Il ne semble donc pas y avoir changement de perception durable de l’animal en objet dans la vie quotidienne, hors du contexte du travail. Les personnes ne semblent pas désensibilisées à la souffrance animale, et certaines souffrent même d’un TSPT avec des cauchemars où humains et animaux se confondent : « “On a auditionné des gens qui faisaient des cauchemars la nuit et voyaient des êtres humains pendus à des crochets.” »

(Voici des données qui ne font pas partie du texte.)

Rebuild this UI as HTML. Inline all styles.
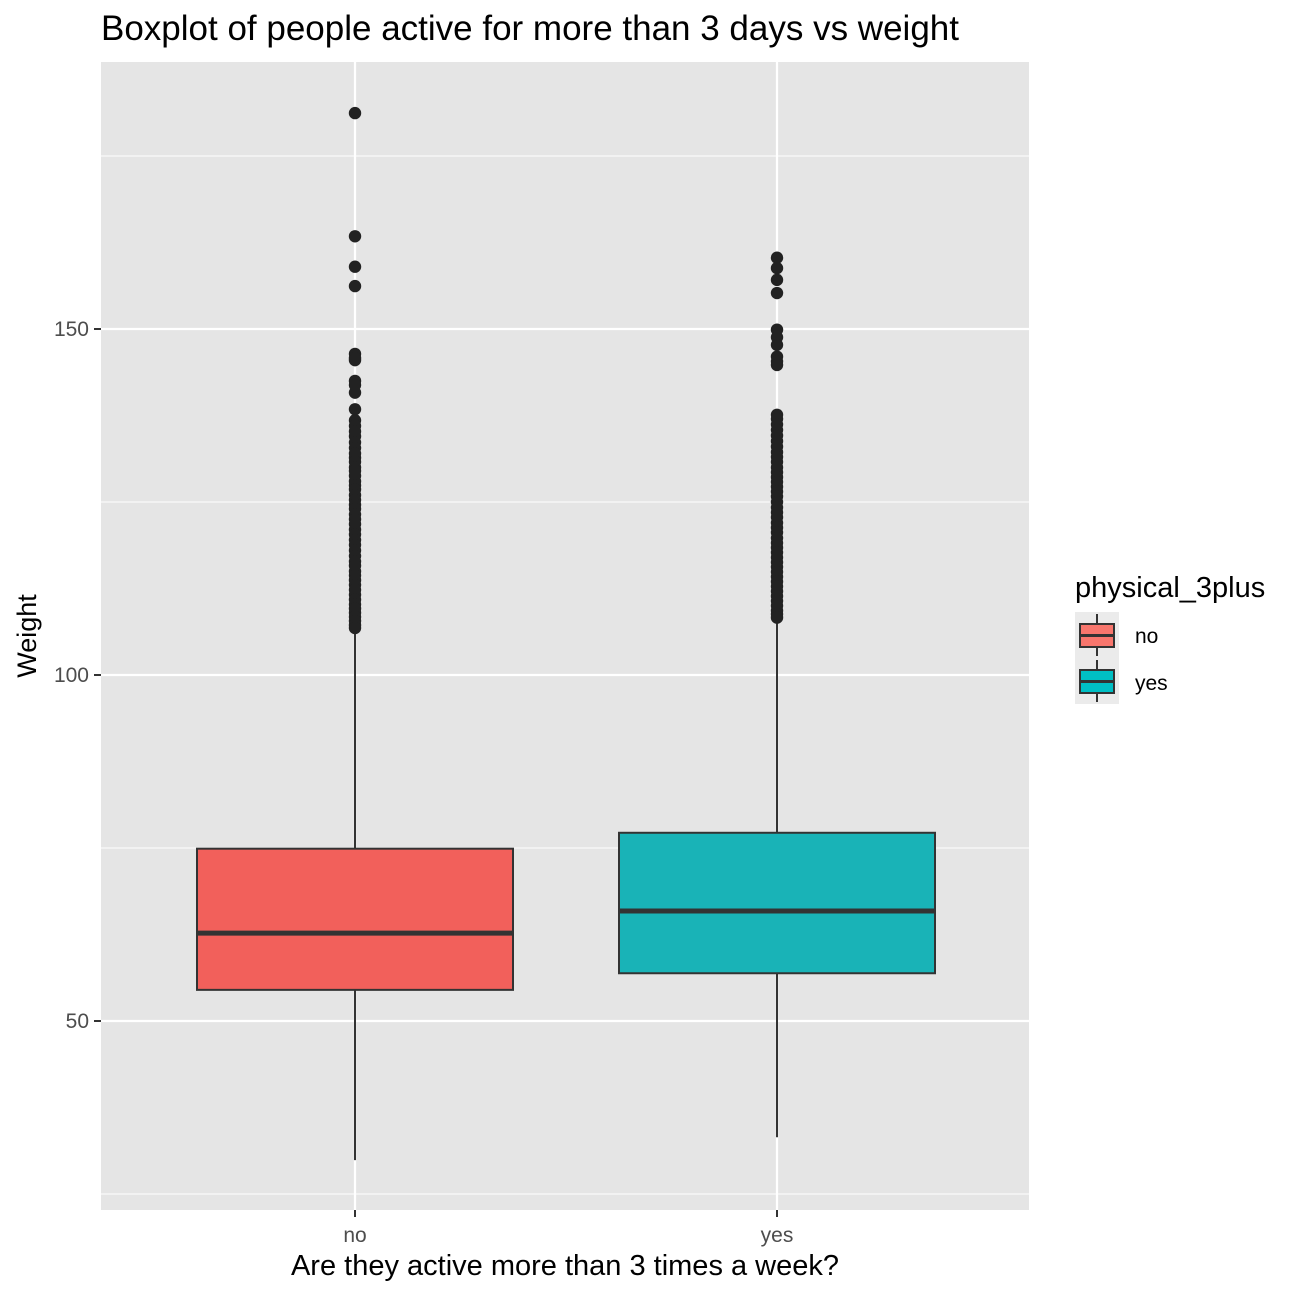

Inévitablement, pour des personnes ayant grandi dans les acquis moraux de sa société et de son époque, l’animal est rapproché de l’humain. D’ailleurs, d’anciens employés d’abattoirs ou d’autres professions dans l’élevage, ont pu choisir, pour certains, de devenir végétariens, vegans ou de s’engager auprès de la cause animale suite à ce type d’expérience. Entre autres, autant d’éléments qui tendent vers la conclusion suivante : l’exposition à la violence et à la cruauté animale ne désensibilise pas, et n’entraîne pas une perte d’empathie ; elle peut même l'exacerber chez certains individus.

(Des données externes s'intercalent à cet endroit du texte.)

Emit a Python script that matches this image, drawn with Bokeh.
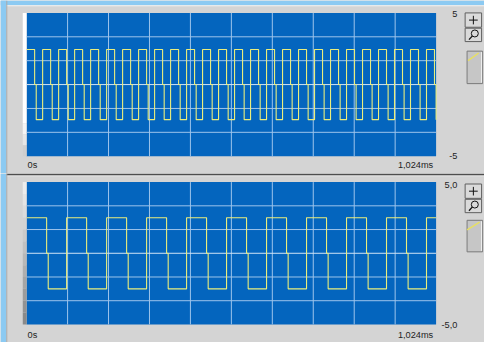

Article Cairn complémentaire : le « paradoxe de la viande » chez ses consommateurs, et la minorisation de la souffrance animale par les omnivores.
Guiiil:
--- Citer ---Ainsi, avoir répondu à un autre hors-sujet de Guiiil
--- Fin de citation ---
Quel hors sujet ? Nous restons depuis le début dans le cadre de Déni de cruauté.

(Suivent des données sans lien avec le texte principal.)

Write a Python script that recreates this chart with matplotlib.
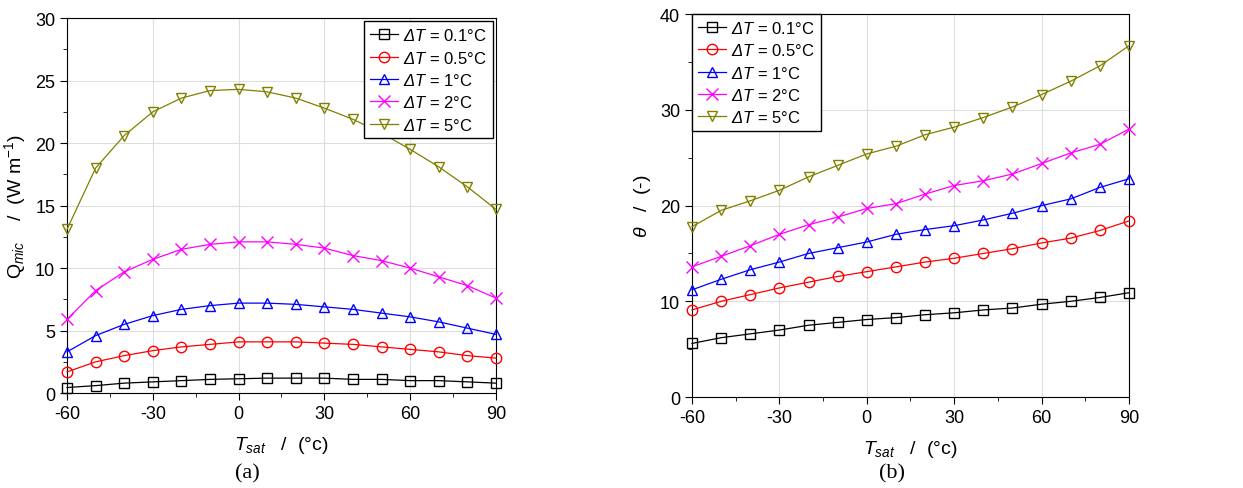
import matplotlib
matplotlib.use('Agg')
import matplotlib.pyplot as plt
from matplotlib.ticker import MultipleLocator

plt.rcParams['font.family'] = ['Liberation Sans', 'DejaVu Sans']
plt.rcParams['axes.unicode_minus'] = False
plt.rcParams['mathtext.fontset'] = 'custom'
plt.rcParams['mathtext.rm'] = 'Liberation Sans'
plt.rcParams['mathtext.it'] = 'Liberation Sans:italic'
# sf used as an italic face so the capital Delta gets slanted too
plt.rcParams['mathtext.sf'] = 'Liberation Sans:italic'

t_sat = [-60, -50, -40, -30, -20, -10, 0, 10, 20, 30, 40, 50, 60, 70, 80, 90]
labels = ['0.1', '0.5', '1', '2', '5']

# (a) Q_mic, W/m
q_01 = [0.45, 0.6, 0.8, 0.9, 1.0, 1.1, 1.15, 1.2, 1.2, 1.2, 1.1, 1.1, 1.0, 1.0, 0.9, 0.8]
q_05 = [1.7, 2.5, 3.0, 3.4, 3.7, 3.9, 4.1, 4.1, 4.1, 4.0, 3.9, 3.7, 3.5, 3.3, 3.0, 2.8]
q_1 = [3.3, 4.6, 5.5, 6.2, 6.7, 7.0, 7.2, 7.2, 7.1, 6.9, 6.7, 6.4, 6.1, 5.7, 5.2, 4.7]
q_2 = [5.9, 8.2, 9.7, 10.7, 11.5, 11.9, 12.1, 12.1, 11.9, 11.6, 11.0, 10.6, 10.0, 9.3, 8.6, 7.6]
q_5 = [13.1, 18.0, 20.6, 22.5, 23.6, 24.2, 24.3, 24.1, 23.6, 22.8, 21.9, 20.8, 19.5, 18.1, 16.5, 14.7]

# (b) theta, -
th_01 = [5.6, 6.2, 6.6, 7.0, 7.5, 7.8, 8.1, 8.3, 8.6, 8.8, 9.1, 9.3, 9.7, 10.0, 10.4, 10.9]
th_05 = [9.1, 10.0, 10.7, 11.4, 12.0, 12.6, 13.1, 13.6, 14.1, 14.5, 15.0, 15.5, 16.1, 16.6, 17.4, 18.4]
th_1 = [11.2, 12.3, 13.3, 14.1, 15.0, 15.6, 16.2, 17.0, 17.5, 17.9, 18.5, 19.2, 20.0, 20.7, 21.9, 22.8]
th_2 = [13.6, 14.7, 15.8, 17.0, 18.0, 18.8, 19.7, 20.2, 21.2, 22.1, 22.6, 23.3, 24.4, 25.5, 26.4, 28.0]
th_5 = [17.8, 19.5, 20.5, 21.6, 23.0, 24.2, 25.4, 26.2, 27.4, 28.2, 29.2, 30.3, 31.6, 33.0, 34.6, 36.7]

colors = ['black', 'red', 'blue', 'magenta', '#808000']
markers = ['s', 'o', '^', 'x', 'v']


def draw(ax, series, ymax, ymajor, ylabel, legend_loc):
    for y, lab, c, m in zip(series, labels, colors, markers):
        ax.plot(t_sat, y, color=c, lw=0.9, marker=m, ms=7.5 if m != 'x' else 8.5,
                mfc='none', mec=c, mew=1.0,
                label=r'$\mathsf{\Delta T}$ = ' + lab + '°C', clip_on=False, zorder=3)
    ax.set_xlim(-60, 90)
    ax.set_ylim(0, ymax)
    ax.xaxis.set_major_locator(MultipleLocator(30))
    ax.xaxis.set_minor_locator(MultipleLocator(15))
    ax.yaxis.set_major_locator(MultipleLocator(ymajor))
    ax.yaxis.set_minor_locator(MultipleLocator(ymajor / 2))
    ax.tick_params(which='major', direction='out', length=5, labelsize=13, top=False, right=False)
    ax.tick_params(which='minor', direction='out', length=3, top=False, right=False)
    ax.grid(True, which='major', color='#dddddd', lw=0.8)
    ax.set_axisbelow(True)
    ax.set_xlabel(r'$\mathit{T}_{\mathit{sat}}$   /  (°c)', fontsize=14, labelpad=9)
    ax.set_ylabel(ylabel, fontsize=14, labelpad=5)
    leg = ax.legend(loc=legend_loc, fontsize=12, handlelength=1.7, handletextpad=0.3,
                    borderaxespad=0.2 if legend_loc == 'upper right' else 0.0,
                    labelspacing=0.38, fancybox=False, framealpha=1, edgecolor='black',
                    borderpad=0.35)
    leg.get_frame().set_linewidth(1.0)
    leg.set_zorder(5)


fig = plt.figure(figsize=(12.43, 4.89), dpi=100)
ax1 = fig.add_axes([0.0539, 0.194, 0.3451, 0.767])
ax2 = fig.add_axes([0.5567, 0.186, 0.3516, 0.783])

draw(ax1, [q_01, q_05, q_1, q_2, q_5], 30, 5,
     r'Q$_{\mathit{mic}}$    /  (W m$^{-1}$)', 'upper right')
draw(ax2, [th_01, th_05, th_1, th_2, th_5], 40, 10,
     r'$\mathit{\theta}$   /  (-)', 'upper left')

fig.text(0.199, 0.022, '(a)', family='Liberation Serif', fontsize=16, ha='center')
fig.text(0.7175, 0.022, '(b)', family='Liberation Serif', fontsize=16, ha='center')

fig.savefig('out.png', dpi=100)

Ce que tu vois comme un hors sujet n'est juste que la conséquence de ta catégorisation des cruautés, entre celles "inévitables, voire nécessaires", et celles "évitables" selon ta vision personnelle subjective propre.
Je ne faisais que démontrer, pas détourner.
Et je rejoins D_Y sur ce qu'il dit, et que je dis depuis le début de ce débat avec toi : Ce que tu vois, de manière purement personnelle et catégorisée selon tes intérêts personnels propres, comme cruauté, n'est pour moi, qui ait vécu dans une ferme, qu'un mercredi de plus. Et comme je l'ai dit et redit, sur moi, l'argument écologique marchera bien plus, et m'a déjà motivé à limiter ma consommation de viande.
--- Citer ---Pour autant, vers la fin de son activité agricole, elle n’arrivait plus psychologiquement à tuer ses bêtes et a choisi d’arrêter, usée de devoir séparer ses émotions de ses actes
--- Fin de citation ---
Il y a aussi ce genre de témoignage chez les gens pratiquant l'avortement. Est-ce que l'avortement est pour autant une violence ? Un meurtre ? Ma grand-mère, elle, a tué sans sourciller ses lapins jusqu'à la fin de ses jours.
Ce qu'on place comme vivant dans une société n'est pas forcément le résultat de l'évolution de cette société. Il y aura toujours des affects différents, indépendamment du regard de la société sur ce sujet, comme il y avait déjà des gens qui avortaient dans les époques les plus puritaines.